The seeds of the project were made public last year with the announcement that the Lincolns pledged $10 million towards what was then called the “University Project.” Now the Lincolns, an Arizona couple whose family fortune was built on arc welding and electric motor inventions in the early 1900s, are adding $40 million so that future religious leaders from different faiths have opportunities to study side by side.

“Joan and I are particularly pleased with the idea of creating a multi-faith university that reflects the power and potential of the ‘Golden Rule,’ which the many faith communities have in common,” David Lincoln, a member of the Claremont board of trustees, said in a statement.

“We believe the outcome of this kind of education will be tolerance and respect among religions and the ability to better address global problems where religious cooperation and cooperating are needed to reach solutions and repair the world.”

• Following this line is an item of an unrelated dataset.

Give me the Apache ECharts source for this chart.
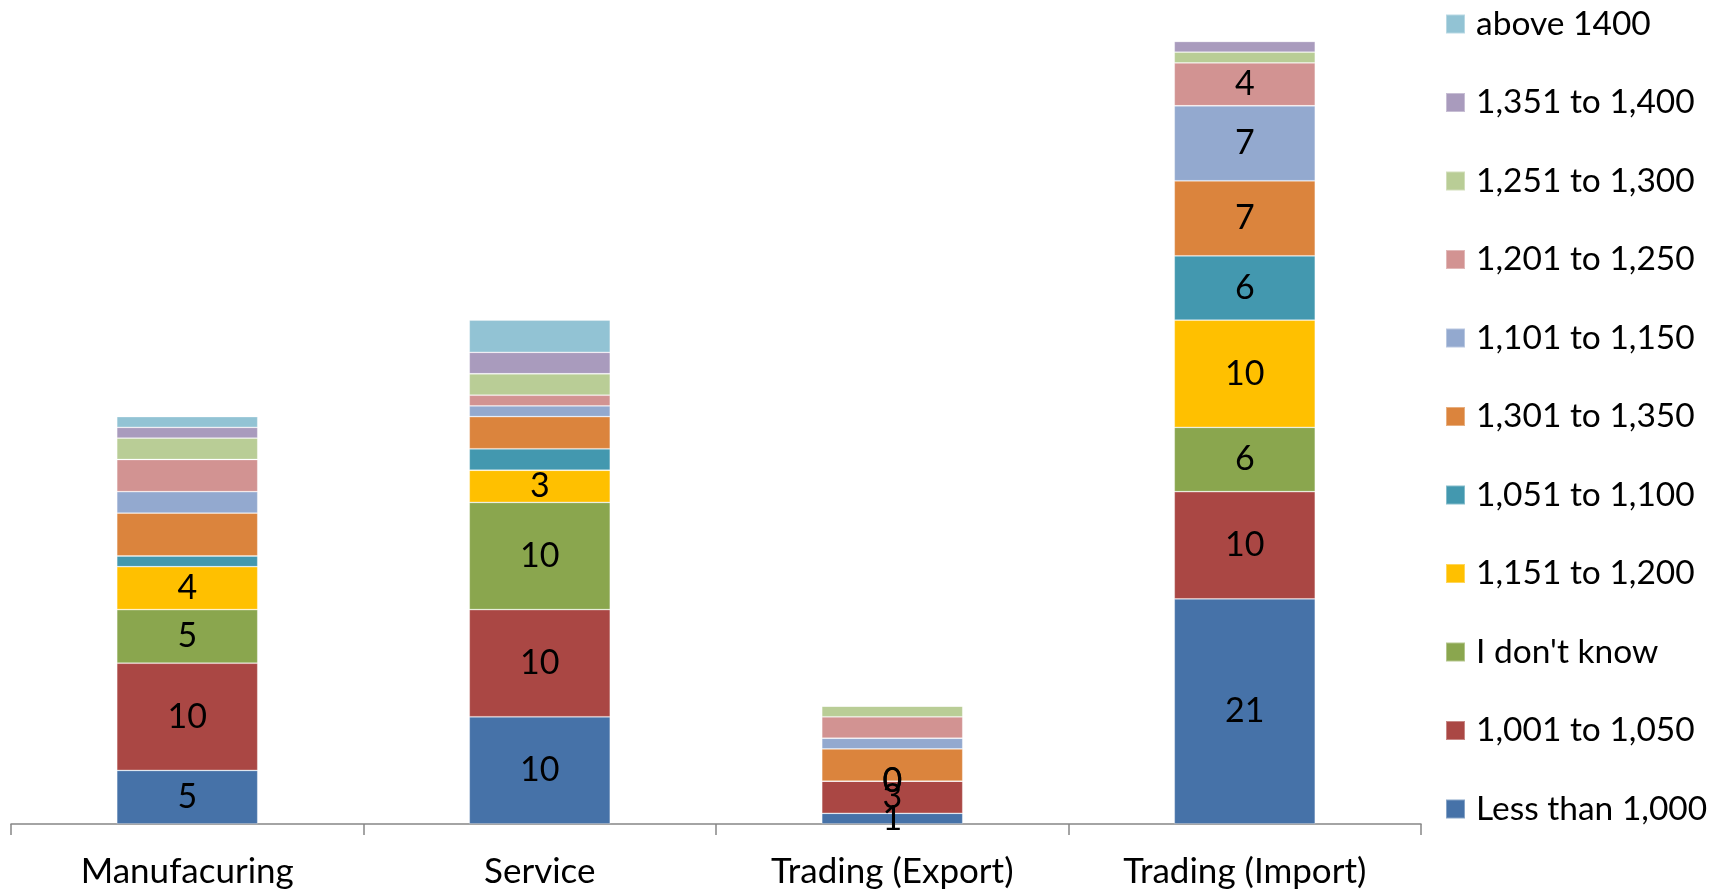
<!DOCTYPE html>
<html>
<head>
<meta charset="utf-8">
<script src="https://cdn.jsdelivr.net/npm/echarts@6/dist/echarts.min.js"></script>
<style>
html,body{margin:0;padding:0;background:#fff;}
#chart{width:1727px;height:892px;}
</style>
</head>
<body>
<div id="chart"></div>
<script>
const categories = ['Manufacuring', 'Service', 'Trading (Export)', 'Trading (Import)'];

// series in stacking order (bottom to top)
const seriesNames = ['Less than 1,000', '1,001 to 1,050', "I don't know", '1,151 to 1,200',
  '1,051 to 1,100', '1,301 to 1,350', '1,101 to 1,150', '1,201 to 1,250',
  '1,251 to 1,300', '1,351 to 1,400', 'above 1400'];

const lessThan1000 = [5, 10, 1, 21];
const r1001to1050 = [10, 10, 3, 10];
const dontKnow = [5, 10, 0, 6];
const r1151to1200 = [4, 3, 0, 10];
const r1051to1100 = [1, 2, 0, 6];
const r1301to1350 = [4, 3, 3, 7];
const r1101to1150 = [2, 1, 1, 7];
const r1201to1250 = [3, 1, 2, 4];
const r1251to1300 = [2, 2, 1, 1];
const r1351to1400 = [1, 2, 0, 1];
const above1400 = [1, 3, 0, 0];

// which points carry a data label (per series, per category)
const labelShown = [
  [1, 1, 1, 1], [1, 1, 1, 1], [1, 1, 1, 1], [1, 1, 1, 1],
  [0, 0, 0, 1], [0, 0, 0, 1], [0, 0, 0, 1], [0, 0, 0, 1],
  [0, 0, 0, 0], [0, 0, 0, 0], [0, 0, 0, 0]
];

const seriesValues = [lessThan1000, r1001to1050, dontKnow, r1151to1200, r1051to1100,
  r1301to1350, r1101to1150, r1201to1250, r1251to1300, r1351to1400, above1400];

const colors = ['#4672A8', '#AA4744', '#8AA64E', '#FFC000', '#4398AF', '#DB843D',
  '#93A9CF', '#D29392', '#B9CD96', '#A99BBD', '#92C3D4'];

const FONT = 'Lato, "Open Sans", sans-serif';

const chart = echarts.init(document.getElementById('chart'));
chart.setOption({
  animation: false,
  color: colors,
  grid: { left: 11, right: 306, top: 20, bottom: 68, containLabel: false },
  legend: {
    orient: 'vertical',
    left: 1440,
    top: 2,
    data: seriesNames.slice().reverse(),
    itemWidth: 19,
    itemHeight: 19,
    itemGap: 44.5,
    icon: 'rect',
    textStyle: { fontFamily: FONT, fontSize: 33.5, color: '#000', lineHeight: 31, padding: [0, 0, 0, 6] }
  },
  xAxis: {
    type: 'category',
    data: categories,
    axisLine: { lineStyle: { color: '#868686', width: 1.5 } },
    axisTick: { show: true, length: 11, lineStyle: { color: '#868686', width: 1.5 } },
    axisLabel: { fontFamily: FONT, fontSize: 35, color: '#000', margin: 30 }
  },
  yAxis: {
    type: 'value',
    min: 0,
    max: 75,
    show: false,
    splitLine: { show: false }
  },
  series: seriesNames.map((name, i) => ({
    name: name,
    type: 'bar',
    stack: 'total',
    barWidth: '40%',
    itemStyle: { borderColor: 'rgba(255,255,255,0.35)', borderWidth: 0.8 },
    data: seriesValues[i].map((v, j) => ({
      value: v,
      label: {
        show: !!labelShown[i][j],
        position: 'inside',
        fontFamily: FONT,
        fontSize: 34,
        color: '#000'
      }
    }))
  }))
});
</script>
</body>
</html>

Each participating institution will contribute to the curriculum at Claremont Lincoln, which will offer such graduate programs as interreligious studies, comparative religions, and conflict resolution. The aim is to add other religious traditions in the future.

Students pursuing ordination will continue to receive that training from their home institution, but there will be opportunities to take courses with students of other faiths, officials said.

Claremont Lincoln’s programming is slated to begin this fall. It will be a welcome addition for Rabbi Mel Gottlieb, president and dean of AJR, CA, whose students currently have only one world religions course available to them. The academy is a transdenominational educator of rabbis, cantors, and chaplains.

“We felt that in the 21st century … it would behoove them to know about other religions as well because we live in an interconnected world,” he said.

The purpose of Lincoln University is to do even more than add depth to the education of future spiritual leaders. It is a recognition that the entire model needs to change, according to the Rev. Jerry D. Campbell, president of Claremont Theological College, which offers clerical training as an ecumenical institution of the United Methodist Church.

“The board of trustees and the faculty were troubled in the fact that a high percentage of the American population associated the idea of religion with conflict,” he said. “We decided as an institution that we would try to look at how we might reduce religion as a cause of conflict and kind of reconstruct it as a source of peace and harmony.”

He continued: “This is, I think, an experiment the world ought to watch.”